Well, folks, Thevenin Equivalent Circuit is supposed to simplify things... I recall the classic problem of two voltage sources of arbitrary value and polarity, each connected to a series resistor, with the other end of each of those two resistors connected to a third resistor and thence to common of the two power supplies. Calculate current and voltage drop across all three resistors. Ain't superposition wunnerful?

 

[Tha fios agaibh]

Well,
We are gradually solving this by breaking down the "problem" to it's "atomic ingredients".
" How does a voltage source influence the equivalent thevenin resistance Rth ?

It absolutely does influence both Rth and Vth!
Here, and in most cases, we take for granted that the power supply is an ideal one, both for Vth and Rth.
In fact ,we do that for every calculation we make

I don't know the atomic level, but a voltage source can influence the resistance by either adding an internal resistance (e.g.battery) or conductance.

That's why I said theoretically paralleled.
After all it's thevenins "theory", right?

"How come thevenin theory is true?"

I'd say, because Its based on a process of elimination. Simplifying a circuit to its simplest form, eliminating the load, and following ohms and kvl law you can prove that the numbers match throughout the entire circuit.

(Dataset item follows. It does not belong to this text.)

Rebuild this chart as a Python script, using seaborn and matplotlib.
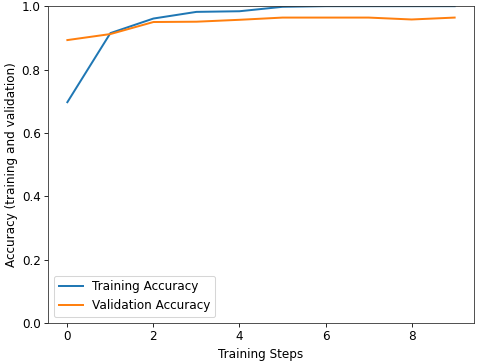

"Only for an ideal source is it 0 ohms"

Now you see why I have trouble accepting two resistors with a source between them as parallel.
But yes, I know what your saying.

 

[Tha fios agaibh]

What don't you understand about parallelism? The current is present in the 5k resistor, splits into two paths via the 20k resistor and the transistor, and comes together again at ground.

I think of a parallel as physically connected at both ends, not having a battery in series with it.
In this example the 5k hooks to +, and the 20k hooks to - (neg). To me that's not the same node.
I guess I'm thinking of the battery as a component.